Un "terrorífico error profesional", según la calificación que ha hecho el propio gerente del hospital Gregorio Marañón, acabó ayer con la vida de Rayán, el hijo de Dalila, la primera víctima de la gripe A de España. Una enfermera, que no tenía experiencia en el servicio de UCI pediátrica, le suministró el alimento por vía venosa en lugar de nasogástrica. El bebé, de 28 semanas, había nacido por cesárea después de que los médicos considerasen que era la única forma de salvarlo, habida cuenta del grave estado --luego trágicamente confirmado-- en que se encontraba su madre.

Si hubiera que buscar un ejemplo para ilustrar que la calidad en la atención médica está muchas veces más cerca de la simple atención que en del manejo de técnicas sofisticadas, se habría encontrado en este desgraciado caso.

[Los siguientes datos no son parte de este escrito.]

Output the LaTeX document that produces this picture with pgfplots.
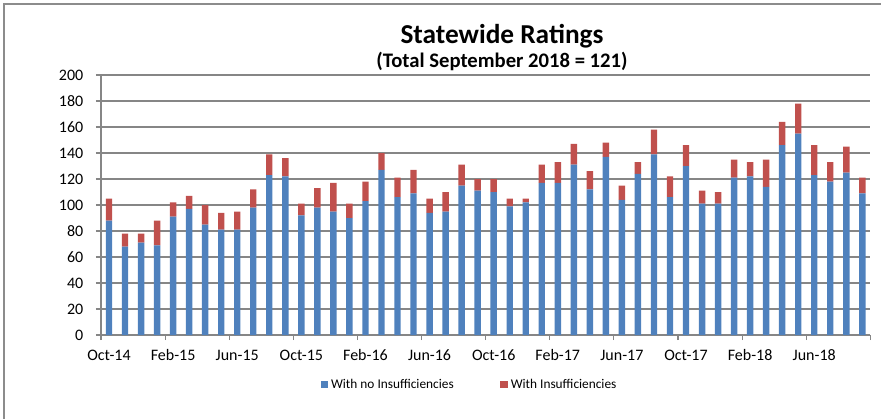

Los médicos salvaron la vida del niño, que nació por cesárea a las 28 semanas de gestación, porque el pronóstico era muy incierto, habida cuenta de la evolución de la enfermedad de su madre. Sin embargo, ha bastado una negligencia severa y elemental --nadie se explica cómo una profesional de la enfermería introdujo una fórmula láctea en el torrente sanguíneo en lugar de en la sonda de alimentación-- para echar por tierra todos los avances médicos. El caso requiere una rigurosa investigación --¿por qué se tardó más de una hora en detectar el error?--; por justicia con una familia para la que la sanidad española ha sido una pesadilla, y porque lo exige un sistema de salud que presume de su nivel.